On his remaining St. Louis Park land, Arneson built a grocery store at 4951 Excelsior Blvd., on the corner of Excelsior and Quentin, in 1953. That building was later purchased by the burgeoning SLP Medical Center and is now the Park Nicollet MRI Imaging Center.





Nephew Al Arneson was born on July 22, 1918, three months after the death of his father, Albert A. Arneson, who was Morton’s brother. Al’s mother was Mrs. Elizabeth Arneson. Al was raised by Morten and Katherine, and many held the mistaken believe that Al was their son. Al attended Brookside School and was captain of the football team at Park High, graduating in 1935. He studied architecture at the U of M, graduating in 1940. In 1941 he earned a Masters at Harvard and went to work for General Housing, Inc.  He trained in the theory of bomb damage to structures at Princeton.

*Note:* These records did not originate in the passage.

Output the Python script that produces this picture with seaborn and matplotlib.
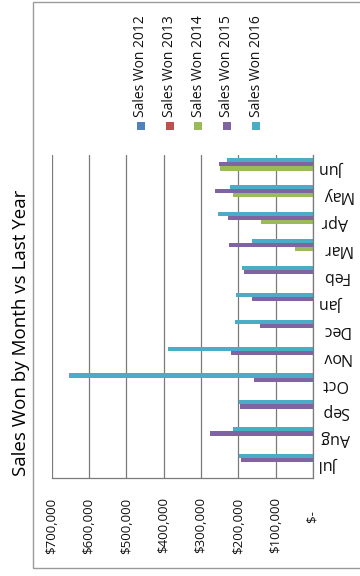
import matplotlib
matplotlib.use("Agg")
import matplotlib.pyplot as plt
from matplotlib.patches import Rectangle
import seaborn as sns
import pandas as pd
import numpy as np

months = ["Jul", "Aug", "Sep", "Oct", "Nov", "Dec", "Jan", "Feb", "Mar", "Apr", "May", "Jun"]
years = ["Sales Won 2012", "Sales Won 2013", "Sales Won 2014", "Sales Won 2015", "Sales Won 2016"]
sales_2012 = [0, 0, 0, 0, 0, 0, 0, 0, 0, 0, 0, 0]
sales_2013 = [0, 0, 0, 0, 0, 0, 0, 0, 0, 0, 0, 0]
sales_2014 = [0, 0, 0, 0, 0, 0, 0, 0, 48000, 140000, 213000, 249000]
sales_2015 = [193000, 275000, 196000, 159000, 219000, 141000, 164000, 185000, 224000, 227000, 263000, 251000]
sales_2016 = [197000, 215000, 197000, 654000, 389000, 208000, 206000, 191000, 164000, 254000, 222000, 231000]
colors = ["#4F81BD", "#C0504D", "#9BBB59", "#8064A2", "#4BACC6"]
value_ticks = [0, 100000, 200000, 300000, 400000, 500000, 600000, 700000]
value_labels = ["$-    ", "$100,000", "$200,000", "$300,000", "$400,000",
                "$500,000", "$600,000", "$700,000"]

rows = []
for name, vals in zip(years, [sales_2012, sales_2013, sales_2014, sales_2015, sales_2016]):
    for m, v in zip(months, vals):
        rows.append({"month": m, "year": name, "sales": v})
df = pd.DataFrame(rows)

sns.set_theme(style="white")
plt.rcParams["font.family"] = ["Open Sans", "DejaVu Sans"]

W, H = 360, 576
fig = plt.figure(figsize=(W / 100, H / 100), dpi=100)
ax = fig.add_axes([51.5 / W, 1 - 478 / H, (313 - 51.5) / W, (478 - 155) / H])

sns.barplot(data=df, y="month", x="sales", hue="year", order=months, hue_order=years,
            orient="h", palette=colors, width=0.77, saturation=1, linewidth=0,
            legend=False, errorbar=None, ax=ax)

ax.set_ylim(-0.5, 11.5)
ax.set_xlim(700000, 0)
ax.set_xticks(value_ticks)
ax.set_xticklabels(value_labels, rotation=90, fontsize=9.5, color="#111111")
ax.tick_params(axis="x", length=0, pad=14)
ax.yaxis.tick_right()
ax.set_yticks(range(len(months)))
ax.set_yticklabels(months, rotation=180, fontsize=11.5, color="#111111", va="center")
ax.tick_params(axis="y", length=0, pad=6)
ax.set_xlabel("")
ax.set_ylabel("")
ax.xaxis.grid(True, color="#7a7a7a", linewidth=0.9)
ax.set_axisbelow(True)
for side in ["top", "left"]:
    ax.spines[side].set_visible(False)
for side in ["right", "bottom"]:
    ax.spines[side].set_color("#7a7a7a")
    ax.spines[side].set_linewidth(0.9)

# title, rotated with the chart
fig.text(21 / W, 1 - 333 / H, "Sales Won by Month vs Last Year", rotation=90,
         ha="center", va="center", fontsize=13.5, color="#000000")

# legend, drawn by hand because its entries are rotated
leg_x = [141, 169.5, 198, 227, 256]
for x, name, c in zip(leg_x, years, colors):
    fig.patches.append(Rectangle(((x - 4) / W, 1 - 130 / H), 8 / W, 8 / H,
                                 transform=fig.transFigure, facecolor=c, edgecolor="none"))
    fig.text(x / W, 1 - 117 / H, name, rotation=90, ha="center", va="bottom",
             fontsize=10, color="#111111")

# outer chart border
fig.patches.append(Rectangle((33 / W, 1 - 568 / H), 1, 566 / H, transform=fig.transFigure,
                             facecolor="none", edgecolor="#9a9a9a", linewidth=1.0))

fig.savefig("out.png", dpi=100)
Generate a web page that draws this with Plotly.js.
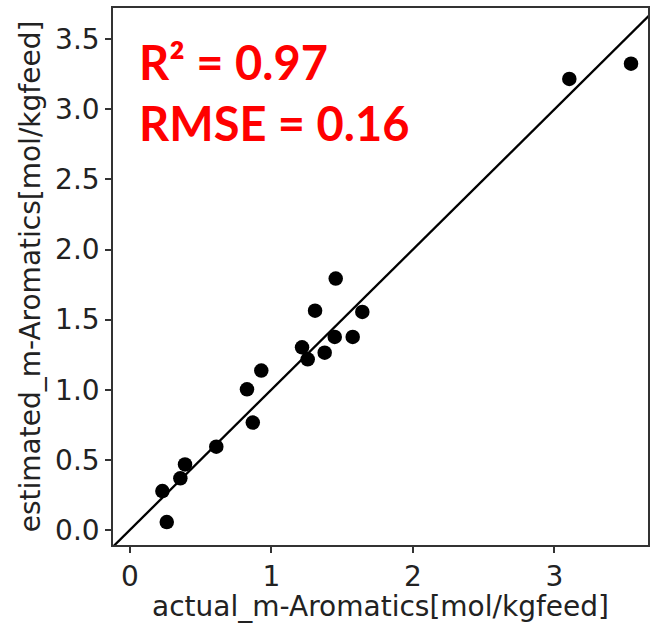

When World War II broke out he became an operational analyst with the 13th Army Air Force, analyzing targets and determining their vulnerability.  This work didn’t require him to take part in battle, but he requested permission to take part in order to analyze the effects of air attacks.  He died on May 5, 1945, of a head wound in Tarakan, Borneo.  He was survived by his aunt and uncle, mother (listed as of Lindley Hall, Minneapolis), and a sister, Mrs. Astrid McCleave of New York City.





In 1953, Morten and Katherine built a house at 4709 West 70th Street in Edina, on 20 acres they had been using to grow nursery stock. Against pressure to subdivide, he donated his property to the City of Edina for use as a City park. Katherine passed away in 1972, and Morten passed away in October 1982. Their house is now being used for the Edina Historical Society. The tree farm is preserved as Arneson Acres. We’re told Morten’s ashes are located in an unknown location on the property.